View Single Post
Old 15th Feb 2018, 7:12 am   #52
Argus25
No Longer a Member
 
Join Date: Oct 2016
Location: Maroochydore, Queensland, Australia.
Posts: 2,679
Default Re: Valve AM transmitter (very very low power!)

One thing that might be worth noting;

The impedance of space or a vacuum , said to be 377 ohms and cited in the equations in post # 5 on the other thread, is the wave impedance in the far field from an antenna and is the ratio of the electric field E in volts per meter, to the magnetic field H in amps per meter.

However, in the near field to a transmitting antenna (and all pantry transmitters and their listening radios work in the near field because of the transmitted wavelength, say 300m is much longer than the geometry of a house) the impedance is not necessarily 377 Ohms.

For a whip antenna, the near field is largely electric in nature near the antenna with a small magnetic field component, so the E to H ratio or wave impedance there is high, but for a magnetic or loop antenna the magnetic field is dominant and the electric field low and the wave impedance lower.

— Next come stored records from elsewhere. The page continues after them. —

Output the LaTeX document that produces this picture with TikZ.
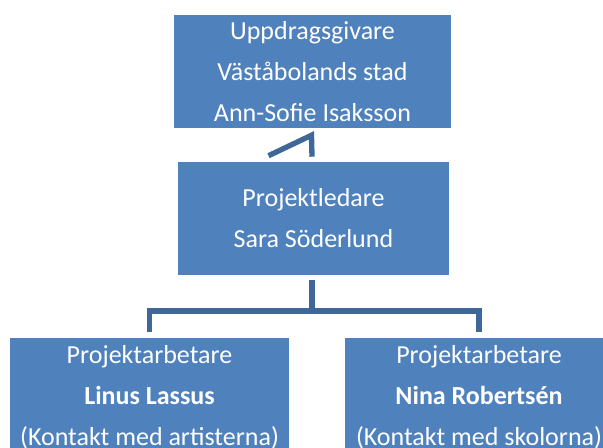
\documentclass[tikz,border=0pt]{standalone}
\usepackage{fontspec}
\setmainfont{Carlito}
\usetikzlibrary{calc}
\definecolor{boxblue}{HTML}{4F81BD}
\definecolor{linkblue}{HTML}{3F6797}
\tikzset{
  orgbox/.style={fill=boxblue, text=white, align=center, inner sep=0pt,
    font=\fontsize{19.5}{30.75}\selectfont},
  orglink/.style={draw=linkblue, line width=4pt}
}

\begin{document}
\begin{tikzpicture}[x=0.75pt,y=-0.75pt]
\clip (0,0) rectangle (603,448);
\node[orgbox, minimum width=207.75pt, minimum height=84.75pt] (giver) at (312.5,71.5)
  {Uppdragsgivare\\Väståbolands stad\\Ann-Sofie Isaksson};
\node[orgbox, minimum width=203.25pt, minimum height=84.75pt] (leader) at (313.5,218.5)
  {Projektledare\\Sara Söderlund};
\node[orgbox, minimum width=209.25pt, minimum height=88.5pt] (worker1) at (149.5,397.5)
  {Projektarbetare\\\textbf{Linus Lassus}\\(Kontakt med artisterna)};
\node[orgbox, minimum width=201pt, minimum height=88.5pt] (worker2) at (479,397.5)
  {Projektarbetare\\\textbf{Nina Robertsén}\\(Kontakt med skolorna)};
% connectors
\coordinate (bend) at (312,311);
\draw[orglink, line join=miter] ($(leader.north)+(-45,-6)$) -- ($(giver.south)+(-1,7)$) -- ($(leader.north)+(-1.5,-5)$);
\draw[orglink] ($(leader.south)+(-1.5,5)$) -- (bend);
\draw[orglink, shorten >=5pt] (bend) -| (worker1.north);
\draw[orglink, shorten >=5pt] (bend) -| (worker2.north);
\end{tikzpicture}
\end{document}
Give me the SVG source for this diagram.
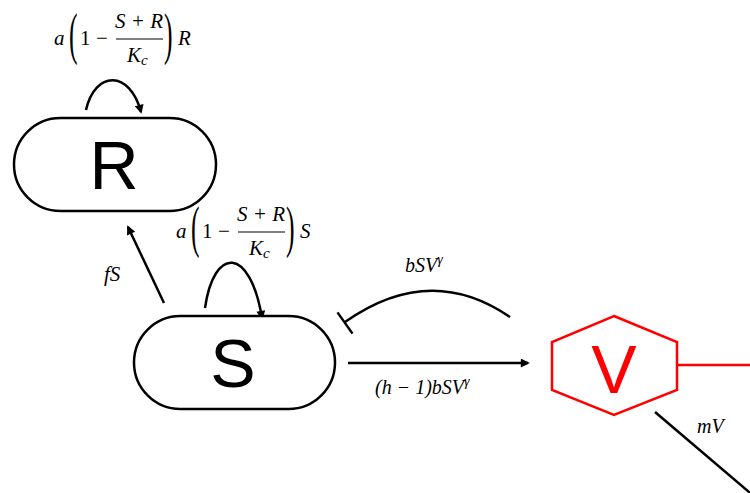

Most likely it would be the case then, that the loop antenna would be better for pantry transmitters if the receiving radios had ferrite rods, such as transistor radios, but for valve radios with a wire antenna, then a wire transmitting antenna would be better. That would be an interesting experiment.

In the far field where the E to H ratio has settled on 377 ohms, it would likely make little difference and probably one could not tell whether the transmitted signal originated from a dipole antenna or a magnetic loop.